– Что ж, возражение принимается. Оно было бы справедливым, если бы мы все тут являлись монахами без малейших проблесков личной жизни и в день получки уносили бы домой чемоданы денег. Но увы, все имеют семьи и зарабатывают столько же, сколько вы. Почему же вы должны быть на особом положении?
Ответить на этот вопрос Юля не могла. Она так привыкла с детства быть «на особом положении», что никогда не задумывалась, на каких основаниях занимает его. Просто принимала как данность.

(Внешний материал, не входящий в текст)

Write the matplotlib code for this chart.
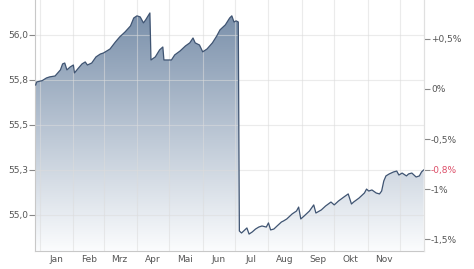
import numpy as np
import matplotlib
matplotlib.use("Agg")
import matplotlib.pyplot as plt
import matplotlib.dates as mdates
from matplotlib.patches import Polygon

# price history, days counted from 1 Jan 2023
days = [-4, -3, 2, 6, 9, 14, 19, 21, 23, 25, 28, 31, 32, 35, 39, 42, 44, 48,
        52, 56, 59, 65, 70, 74, 79, 84, 87, 90, 93, 96, 98, 102, 103, 107, 111,
        114, 115, 119, 122, 125, 130, 135, 139, 142, 144, 148, 151, 155, 160,
        164, 167, 172, 176, 178, 180, 182, 184, 185, 187, 189, 192, 194, 197,
        200, 203, 206, 210, 212, 214, 217, 220, 224, 226, 229, 234, 238, 240,
        242, 245, 250, 254, 256, 261, 265, 270, 273, 277, 282, 286, 289, 291,
        296, 301, 303, 305, 308, 312, 315, 317, 319, 321, 324, 328, 331, 333,
        336, 340, 342, 345, 349, 352, 354, 356]
prices = [55.722, 55.739, 55.746, 55.761, 55.767, 55.772, 55.806, 55.839,
          55.844, 55.806, 55.822, 55.833, 55.789, 55.811, 55.839, 55.850,
          55.833, 55.844, 55.878, 55.894, 55.900, 55.922, 55.961, 55.989,
          56.017, 56.050, 56.094, 56.106, 56.100, 56.067, 56.083, 56.122,
          55.861, 55.878, 55.917, 55.933, 55.861, 55.861, 55.861, 55.889,
          55.911, 55.939, 55.956, 55.983, 55.956, 55.944, 55.906, 55.922,
          55.956, 55.994, 56.028, 56.056, 56.094, 56.106, 56.072, 56.078,
          56.072, 54.911, 54.900, 54.911, 54.928, 54.894, 54.906, 54.922,
          54.933, 54.939, 54.933, 54.956, 54.917, 54.922, 54.939, 54.961,
          54.967, 54.978, 55.006, 55.022, 55.044, 54.978, 54.994, 55.022,
          55.056, 55.011, 55.028, 55.050, 55.072, 55.056, 55.078, 55.100,
          55.117, 55.061, 55.072, 55.094, 55.122, 55.144, 55.133, 55.139,
          55.122, 55.117, 55.133, 55.189, 55.217, 55.228, 55.239, 55.244,
          55.222, 55.233, 55.217, 55.228, 55.233, 55.211, 55.217, 55.239,
          55.250]
base_price = 55.70

month_labels = ["Jan", "Feb", "Mrz", "Apr", "Mai", "Jun",
                "Jul", "Aug", "Sep", "Okt", "Nov"]
left_ticks = [55.0, 55.25, 55.5, 55.75, 56.0]
left_labels = ["55,0", "55,3", "55,5", "55,8", "56,0"]
pct_ticks = [-1.5, -1.0, -0.5, 0.0, 0.5]
pct_labels = ["-1,5%", "-1%", "-0,5%", "0%", "+0,5%"]
last_label = "-0,8%"

TXT = "#555555"
GRID = "#dcdcdc"
FS = 6.5

t0 = mdates.date2num(np.datetime64("2023-01-01"))
x = t0 + np.array(days, dtype=float)
y = np.array(prices)
xmin, xmax = t0 - 4.6, t0 + 356.3
ymin, ymax = 54.8, 56.194

fig = plt.figure(figsize=(4.74, 2.69), dpi=100)
ax = fig.add_axes([35 / 474, 1 - 251 / 269, 389 / 474, 251 / 269])
ax.set_xlim(xmin, xmax)
ax.set_ylim(ymin, ymax)

# gradient fill clipped to the area under the line
top = np.array([0.45, 0.54, 0.65])
bot = np.array([0.985, 0.99, 0.995])
f = np.linspace(0, 1, 256)[:, None]
grad = (top * (1 - f) + bot * f)[:, None, :]
im = ax.imshow(grad, extent=[xmin, xmax, ymin, ymax], aspect="auto",
               origin="upper", zorder=1)
px = np.concatenate([[x[0]], x, [x[-1]]])
py = np.concatenate([[ymin], y, [ymin]])
poly = Polygon(np.column_stack([px, py]), closed=True, transform=ax.transData,
               facecolor="none", edgecolor="none")
ax.add_patch(poly)
im.set_clip_path(poly)

ax.plot(x, y, color="#3f5472", lw=0.9, zorder=3)

# grid: months start on major ticks, labels sit mid-month
month_starts = t0 + np.array([0, 31, 59, 90, 120, 151, 181, 212, 243, 273, 304, 334])
ax.set_xticks(month_starts)
ax.set_xticklabels([])
ax.tick_params(axis="x", length=0)
ax.set_xticks(month_starts[:11] + 15, minor=True)
ax.set_xticklabels(month_labels, minor=True)
ax.tick_params(axis="x", which="minor", length=0, pad=3, labelsize=FS, labelcolor=TXT)
ax.set_yticks(left_ticks)
ax.set_yticklabels(left_labels)
ax.tick_params(axis="y", length=4, width=0.8, color="#888888", pad=1,
               labelsize=FS, labelcolor=TXT)
ax.grid(True, which="major", color=GRID, lw=0.8)
for gl in ax.get_xgridlines() + ax.get_ygridlines():
    gl.set_zorder(2)
    gl.set_alpha(0.55)

ax.spines["top"].set_visible(False)
ax.spines["left"].set_color("#c8c8c8")
ax.spines["bottom"].set_color("#c8c8c8")
ax.spines["right"].set_color("#e0e0e0")

# right axis in percent vs. base
ax2 = ax.twinx()
ax2.set_ylim((ymin / base_price - 1) * 100, (ymax / base_price - 1) * 100)
last_pct = (prices[-1] / base_price - 1) * 100
ax2.set_yticks(pct_ticks + [last_pct])
ax2.set_yticklabels(pct_labels + [last_label])
ax2.tick_params(axis="y", length=4, width=0.8, color="#888888", pad=1,
                labelsize=FS, labelcolor=TXT)
ax2.get_yticklabels()[-1].set_color("#dc4e68")
for s in ["top", "left", "bottom"]:
    ax2.spines[s].set_visible(False)
ax2.spines["right"].set_color("#e0e0e0")

fig.savefig("out.png", dpi=100)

– Я никогда не наказываю сотрудников рублем, – продолжал Дубикайтис, – но вы в этом месяце получите очень мало, голую ставку. Все доплаты идут за переработку по квитанциям[2], а у вас по ним дефицит. Еще и задолжаете.
Юля фыркнула:
– Не нужны мне эти копейки!
– А вот это зря. Наши копейки очень дорого стоят, каждая из них оплачена тяжелым трудом.
Черт возьми, что происходит? Какой-то мальчишка, выскочка без роду и племени читает ей нотации, а она смиренно слушает, будто так и надо! Юля гордо выпрямилась, но вдруг поняла, что ей нечем ответить. Она смутно постигала, что неожиданно судьба занесла ее совершенно в другой мир, где деньги не делают, а зарабатывают, и в этом мире совсем другие законы. И судить ее будут именно по этим законам, а ее происхождение тут никого не волнует. Им наплевать, чья она дочка и чья жена.
– Хорошо, я постараюсь исправиться, – буркнула она.
Но самым обидным было другое. Пока она ни на шаг не приблизилась к своей цели.
Как ни мало понимала Юля в амбулаторной хирургии, этот диагноз был ей ясен.
– Абсцесс предплечья, – сказала она Елизавете, – пишите направление в стационар.
Поджав губы больше обычного, Елизавета попросила пациента подождать в коридоре.
– Юлия Евгеньевна, зачем в стационар? Сейчас вскроем, назначим антибиотики, и все.
– Он наркоман, болен СПИДом и гепатитом С. Не собираюсь я к нему притрагиваться! – отрезала Юля.
– Хорошо. Я выйду на минутку?
Вернувшись, Елизавета сказала:
– Я вскрыла ему абсцесс. Широко, на всю длину, полость промыла, поставила дренаж. Запишите в карточке.
Юле вдруг стало очень противно. Впервые в жизни она презирала себя. Действительно, единственным показанием к направлению в стационар этого больного было ее собственное малодушие – она испугалась возможности заразиться. Боясь за себя, она отказалась выполнять свою обязанность. Но Елизавета ни словом не упрекнула ее.
И пусть бы это был кто-нибудь другой! Нет, именно эта вобла, которая, вполне возможно, спит с ее мужем!
– Теперь-то вам от меня не отвертеться, дорогой зятек, – хищно приговаривал Юлин отец. – Надо же, какой вы неуловимый, то на объекте, то на совещании! Ладно, думаю, не хочет меня видеть в качестве партнера, будет иметь в доме строгого тестя! Вот сейчас как начну лезть в вашу семейную жизнь! Как пойду давать советы!